O quarto dos filhos é também o do computador e da televisão. E o beliche, onde dormiam, é meu lugar oficial de ver tevê. Séries, filmes, umas poucas entrevistas, tênis e futebol. Adoro futebol.
O quarto da filha virou quarto de brincar das netas. Casinha da Mônica, estante de jogos e livros, gavetas com papéis, lápis e tintas. Além da mesinha cor-de-rosa, das duas cadeirinhas fixas e mais duas de balanço. Também cor de rosa, como convem a princesinhas.
O corredor é a minha biblioteca de poesia.

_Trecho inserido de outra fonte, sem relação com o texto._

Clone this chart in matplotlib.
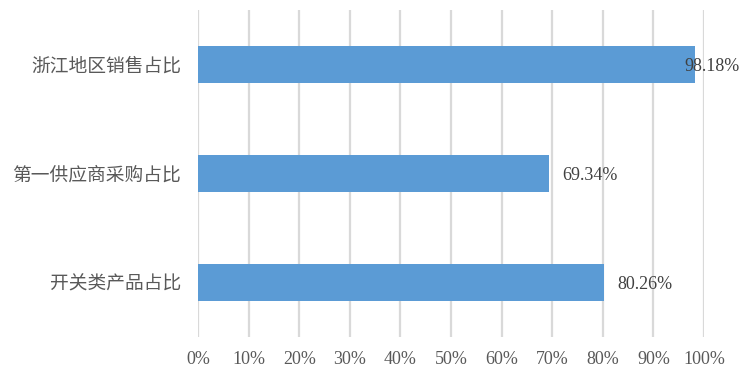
import matplotlib
matplotlib.use('Agg')
import matplotlib.pyplot as plt
from matplotlib.ticker import FuncFormatter

categories = ['开关类产品占比', '第一供应商采购占比', '浙江地区销售占比']
values = [80.26, 69.34, 98.18]
ticks = list(range(0, 101, 10))

cjk = ['Liberation Serif', 'Noto Sans CJK SC']

fig = plt.figure(figsize=(7.49, 3.79), dpi=100)
ax = fig.add_axes([198 / 749, 1 - 337 / 379, 506 / 749, 327 / 379])

ypos = range(len(categories))
ax.barh(ypos, values, height=0.34, color='#5B9BD5', zorder=3)

ax.set_xlim(0, 100)
ax.set_ylim(-0.5, len(categories) - 0.5)
ax.set_xticks(ticks)
ax.xaxis.set_major_formatter(FuncFormatter(lambda v, p: '%d%%' % v))
ax.set_yticks(list(ypos))
ax.set_yticklabels(categories, family=cjk, fontsize=13.5, color='#595959')
for lab in ax.get_xticklabels():
    lab.set_family('Liberation Serif')
    lab.set_fontsize(13)
    lab.set_color('#595959')
ax.tick_params(axis='x', length=0, pad=10)
ax.tick_params(axis='y', length=0, pad=12)

ax.grid(axis='x', color='#D9D9D9', linewidth=1.6, zorder=0)
for s in ax.spines.values():
    s.set_visible(False)

for y, v in zip(ypos, values):
    x = min(v + 2.6, 96.2)
    ax.text(x, y - 0.02, '%.2f%%' % v, ha='left', va='center',
            family='Liberation Serif', fontsize=13, color='#404040',
            zorder=4, clip_on=False)

fig.savefig('out.png', dpi=100)
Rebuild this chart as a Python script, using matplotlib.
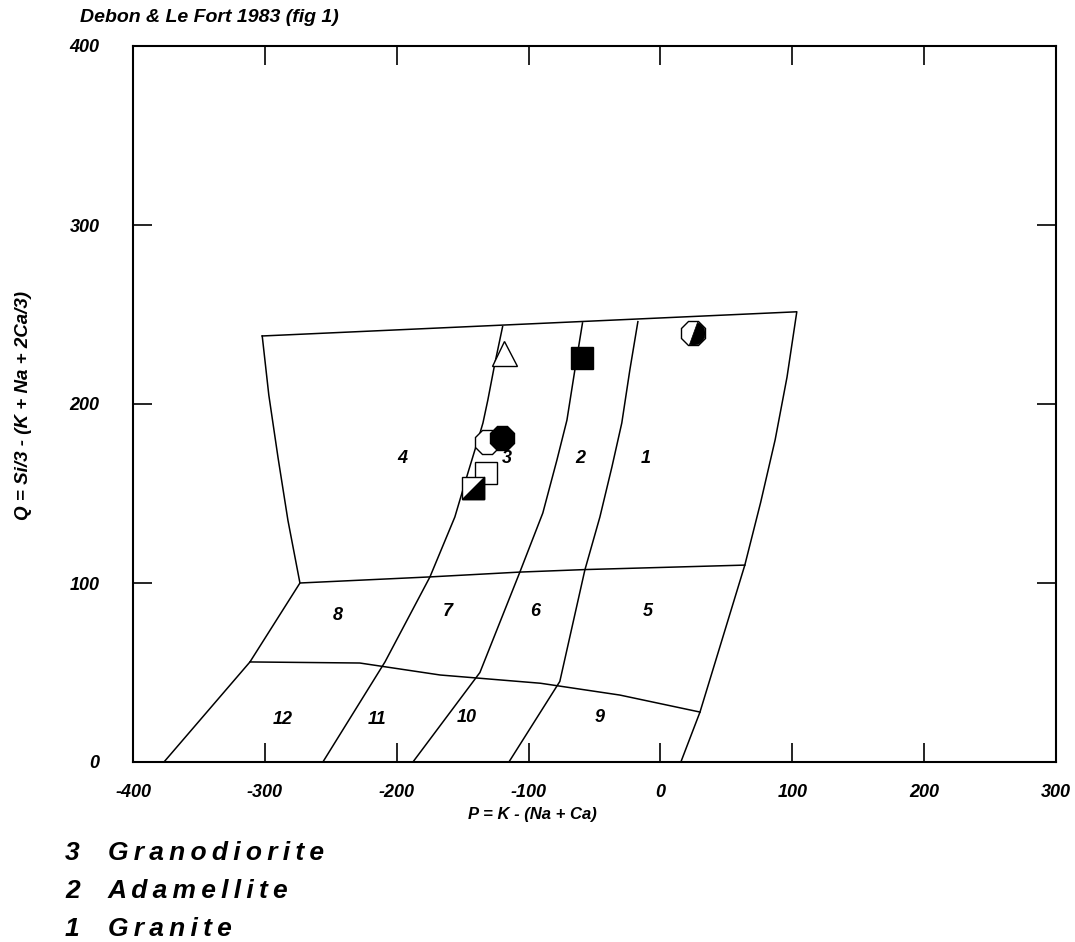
import matplotlib
matplotlib.use("Agg")
import matplotlib.pyplot as plt
import numpy as np
from matplotlib.path import Path

plt.rcParams['font.family'] = ['Liberation Sans', 'DejaVu Sans']

# ---------------- data ----------------
x_ticks = [-400, -300, -200, -100, 0, 100, 200, 300]
y_ticks = [0, 100, 200, 300, 400]

# field boundaries (P, Q)
top_P = [-302, 103]
top_Q = [238, 251.5]

left_P = [-302, -297, -290, -282.5, -273.4, -311.3, -376.5]
left_Q = [238, 205, 170, 135, 100, 55.9, 0]

right_P = [103.4, 96, 87, 76, 64, 30, 15.5]
right_Q = [251.4, 215, 180, 145, 110, 27.9, 0]

b43_P = [-119.7, -125.5, -130.9, -134.6, -138.4, -146, -155.9, -174.8, -208.9, -256]
b43_Q = [243.2, 222.9, 202.2, 189.4, 179.9, 161.5, 136.9, 103.4, 55.9, 0]

b32_P = [-59.1, -64.9, -70.9, -78.5, -89.2, -106.6, -136.9, -187.7]
b32_Q = [245.3, 219, 191, 168.7, 139.1, 106.1, 50, 0]

b21_P = [-17.1, -23.2, -29.3, -36.8, -45.9, -57.3, -76.3, -114.9]
b21_Q = [246, 219, 189.4, 164.8, 136.9, 107.3, 45, 0]

mid_P = [-273.4, -174.8, -106.6, -57.3, 64]
mid_Q = [100, 103.4, 106.1, 107.5, 110]

low_P = [-311.3, -228, -167, -91, -30.8, 30]
low_Q = [55.9, 55.3, 48.6, 44, 37.4, 27.9]

# field numbers
field_labels = ['4', '3', '2', '1', '8', '7', '6', '5', '12', '11', '10', '9']
field_P = [-196, -116.5, -61, -11, -244.6, -161.2, -95.2, -9.6, -286.3, -215, -146.8, -45.9]
field_Q = [169.8, 169.8, 169.8, 169.8, 82, 84, 84, 84, 23.5, 23.5, 24.6, 24.6]

# samples
tri_P, tri_Q = [-118.7], [228.5]
fsq_P, fsq_Q = [-59.6], [225.7]
hci_P, hci_Q = [24.6], [239.7]
oci_P, oci_Q = [-131.6], [178.8]
fci_P, fci_Q = [-120.2], [181.0]
osq_P, osq_Q = [-132.4], [161.5]
hsq_P, hsq_Q = [-142.2], [153.0]

legend_nums = ['3', '2', '1']
legend_names = ['Granodiorite', 'Adamellite', 'Granite']

# ---------------- figure ----------------
fig = plt.figure(figsize=(10.75, 9.42), dpi=100)
ax = fig.add_axes([133/1075, 1 - 762/942, (1056-133)/1075, (762-46)/942])
ax.set_xlim(-400, 300)
ax.set_ylim(0, 400)

lw = 1.1
for P, Q in [(top_P, top_Q), (left_P, left_Q), (right_P, right_Q),
             (b43_P, b43_Q), (b32_P, b32_Q), (b21_P, b21_Q),
             (mid_P, mid_Q), (low_P, low_Q)]:
    ax.plot(P, Q, color='black', lw=lw, solid_joinstyle='round')

fnt = dict(fontweight='bold', fontstyle='italic', fontsize=13)
for t, p, q in zip(field_labels, field_P, field_Q):
    ax.text(p, q, t, ha='center', va='center', **fnt)

ms = 18
mew = 1.0
ax.plot(tri_P, tri_Q, marker='^', ms=ms, mfc='white', mec='black', mew=mew, ls='none')
ax.plot(fsq_P, fsq_Q, marker='s', ms=ms - 2, mfc='black', mec='black', mew=mew, ls='none')
ax.plot(oci_P, oci_Q, marker='8', ms=ms, mfc='white', mec='black', mew=mew, ls='none')
ax.plot(fci_P, fci_Q, marker='8', ms=ms, mfc='black', mec='black', mew=mew, ls='none')
ax.plot(osq_P, osq_Q, marker='s', ms=ms - 2, mfc='white', mec='black', mew=mew, ls='none')

# half-filled square: lower-right triangle filled
tri_path = Path([(-1, -1), (1, -1), (1, 1), (-1, -1)])
ax.plot(hsq_P, hsq_Q, marker='s', ms=ms - 2, mfc='white', mec='black', mew=mew, ls='none')
ax.plot(hsq_P, hsq_Q, marker=tri_path, ms=ms - 2, mfc='black', mec='black', mew=mew, ls='none')

# half-filled octagon: right part filled, diagonal split
ax.plot(hci_P, hci_Q, marker='8', ms=ms, mfc='white', mec='black', mew=mew, ls='none')
ang = np.deg2rad(np.linspace(70, -110, 9))
verts = [(np.cos(a), np.sin(a)) for a in ang]
verts.append(verts[0])
half_path = Path(verts)
ax.plot(hci_P, hci_Q, marker=half_path, ms=ms - 1, mfc='black', mec='black', mew=0.5, ls='none')

# axes styling
for s in ax.spines.values():
    s.set_linewidth(1.5)
ax.set_xticks(x_ticks)
ax.set_xticklabels([str(v) for v in x_ticks])
ax.set_yticks(y_ticks)
ax.set_yticklabels([str(v) for v in y_ticks])
ax.tick_params(direction='in', length=14, width=1.2, top=True, right=True,
               labelsize=13, pad=24)
ax.tick_params(axis='x', pad=16)
for lab in ax.get_xticklabels() + ax.get_yticklabels():
    lab.set_fontweight('bold')
    lab.set_fontstyle('italic')

ax.set_xlabel('P = K - (Na + Ca)', fontsize=12, fontweight='bold', fontstyle='italic')
ax.xaxis.set_label_coords((532 - 133) / 923, -(815 - 762) / 716, transform=ax.transAxes)
ax.xaxis.label.set_va('center')
ax.set_ylabel('Q = Si/3 - (K + Na + 2Ca/3)', fontsize=13.5, fontweight='bold', fontstyle='italic')
ax.yaxis.set_label_coords(-(133 - 24) / 923, (762 - 406) / 716, transform=ax.transAxes)
ax.yaxis.label.set_va('center')

fig.text(80/1075, 1 - 18/942, 'Debon & Le Fort 1983 (fig 1)', fontsize=14,
         fontweight='bold', fontstyle='italic', ha='left', va='center')

for i, (num, name) in enumerate(zip(legend_nums, legend_names)):
    y = 1 - (853 + i * 38)/942
    fig.text(65/1075, y, num, fontsize=19, fontweight='bold',
             fontstyle='italic', ha='left', va='center')
    fig.text(108/1075, y, '\u2009'.join(name), fontsize=19, fontweight='bold',
             fontstyle='italic', ha='left', va='center',
             family=['Liberation Sans', 'DejaVu Sans'])

fig.savefig('out.png', dpi=100)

Duas estantes exclusivas. As estantes da prosa moram no quarto das netas.
Saio para trabalhar cedinho e deixo a cama arrumada. Como na mesa da cozinha, devidamente posta. Não abro mão. Nada de comer em pé ou andando. E isto vale para as três refeições. O telefone tem bina. Só atendo quem quero. O que significa, os amigos. E adeus vendedores de plantão! O som é muito mais usado que a tevê. Como agora quando Rosemary Clooney canta Stormy Weather, combinando à perfeição com a chuva que me obriga a fechar as janelas.
O silêncio foge nas noites de jogo, quando os bares se enchem e os ânimos se inflamam. E no carnaval, ao passarem os blocos. São os sons das paixões e da vida.
Em pleno segundo andar, as copas das árvores, dos dois lados da rua, simulam alegremente uma floresta tropical. Vez por outra um beija-flor voeja sala ou quarto adentro. Um morcego enorme desenha o anoitecer em vôos rente à janela. Sob o sofá, mora uma lagartixa.
E eu vivo entre o aconchego e a correria do trabalho. Muito cansada, às vezes. Com pouca grana. Mas sem ter do que, de verdade, reclamar.



Márcia Maia



3 comentários:

Lou Vilela disse...

Uma belezura, Márcia! Beijos

Manoel Carlos disse...

Saaannntttaaa!
Manoel Carlos

d'Angelo Rodrigues disse...

Quanta beleza! Não é de se estranhar que beija-flores invadam o cenário de seu cotidiano e queiram figurar entre o encanto das suas palavras.